From observing profitable shorts by famous investors, the better opportunities are not in overvalued stocks, but those companies that are potentially fraudulent. As an example, I believe Cemtrex is a great short idea. I asked my custodian what the borrowing costs are for Cemtrex and it is 27% per year! That means you need Cemtrex to collapse in less than 4 years to make money. Enron’s fraud lasted for decades, so these things can take a long time. Therefore, the borrowing costs for Cemtrex are too high to make the risk/reward tradeoff attractive.

I do, however, recommend shorting Bitcoin. It’s a great short-term play with minimal costs when you sell a futures contract. You just have to be willing to commit a large amount of capital, which I’m not willing to do. With value investing, it’s not gambling, because you are investing in a real business with a certain margin of safety. In shorting Bitcoin, while the odds are high you will make money, I consider it gambling, because it is based on my subjective opinion that the price will go down, and there is no real way to value Bitcoin. Bitcoin’s ultimate price will be driven by the collective opinion of the market, which means logic has little influence on price.

Moreover, when I look at the most successful investors, most of their profits come from being long and not short. 

Shorting can be profitable, but it’s a different game. Value investing is like Texas Hold’Em Poker, while shorting is like Omaha Hi-Lo. It’s similar, but different. Mastering one game doesn’t make you a master in the other. One must exert the same amount of effort and time (at least 10 years) to master the other game. 
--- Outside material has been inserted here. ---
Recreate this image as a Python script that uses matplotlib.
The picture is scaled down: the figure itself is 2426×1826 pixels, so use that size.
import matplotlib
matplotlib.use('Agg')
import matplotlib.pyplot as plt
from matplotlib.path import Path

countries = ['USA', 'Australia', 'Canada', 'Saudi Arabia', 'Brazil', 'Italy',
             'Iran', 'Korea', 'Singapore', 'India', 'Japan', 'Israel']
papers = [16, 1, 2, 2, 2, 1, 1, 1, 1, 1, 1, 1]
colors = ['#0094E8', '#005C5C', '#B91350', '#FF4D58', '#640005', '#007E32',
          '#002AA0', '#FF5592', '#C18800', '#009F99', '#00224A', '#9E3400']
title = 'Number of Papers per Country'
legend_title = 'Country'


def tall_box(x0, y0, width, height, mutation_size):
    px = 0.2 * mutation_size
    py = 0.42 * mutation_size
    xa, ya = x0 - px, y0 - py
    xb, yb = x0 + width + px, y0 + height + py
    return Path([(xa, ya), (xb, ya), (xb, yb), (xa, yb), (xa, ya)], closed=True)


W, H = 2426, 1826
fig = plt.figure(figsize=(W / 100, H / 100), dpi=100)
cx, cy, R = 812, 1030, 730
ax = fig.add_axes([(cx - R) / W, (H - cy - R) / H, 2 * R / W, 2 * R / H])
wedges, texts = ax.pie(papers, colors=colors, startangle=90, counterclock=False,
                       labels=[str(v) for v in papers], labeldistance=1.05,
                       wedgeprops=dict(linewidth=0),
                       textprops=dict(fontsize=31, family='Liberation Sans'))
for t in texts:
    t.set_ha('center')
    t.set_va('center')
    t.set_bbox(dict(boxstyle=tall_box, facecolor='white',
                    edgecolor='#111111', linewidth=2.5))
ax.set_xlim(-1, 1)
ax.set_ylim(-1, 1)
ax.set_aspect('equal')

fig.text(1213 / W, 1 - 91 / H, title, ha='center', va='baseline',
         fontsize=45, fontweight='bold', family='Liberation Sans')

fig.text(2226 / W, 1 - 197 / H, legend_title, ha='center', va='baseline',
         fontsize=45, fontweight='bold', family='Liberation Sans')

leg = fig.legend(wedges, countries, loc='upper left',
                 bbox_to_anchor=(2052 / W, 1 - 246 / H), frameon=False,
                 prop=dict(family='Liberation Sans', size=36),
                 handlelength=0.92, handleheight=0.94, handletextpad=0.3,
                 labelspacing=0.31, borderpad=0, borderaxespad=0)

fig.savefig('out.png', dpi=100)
I also think researching short ideas are harder, assuming you go hunting for potential frauds. There is a lot of investigative legwork necessary. You need to have a large team doing field work like FBI investigators. More importantly, to increase your profitability, you need to broadcast your short, influence others to follow, and withstand criticism from major parties. Because of costs, time is against you, and most people do not have the psychological and emotional character to make sound decisions against the immense pressures of shorting.

If you would like to short, I recommend piggy backing Muddy Waters. When they release a report, follow their trade ASAP. I think you are likely to make money (I am tempted to do this for my personal account, but will refrain).

Finally, I think you’ve come to know that I am very long-term oriented and defensive, so I worry that if I get my first 2 shorts correct, I’ll continue doing it and will lose more money on future trades. When you have one potato chip, it’s hard to stop! I’m worried that I’ll get overconfident. The best safeguard for me is to just not do it. While I’m taking away the potential for higher returns, I am decreasing the potential of losing money in the decades to come. I intend to sharpen my skills in one game (the safer and more profitable one) than spread it out over two.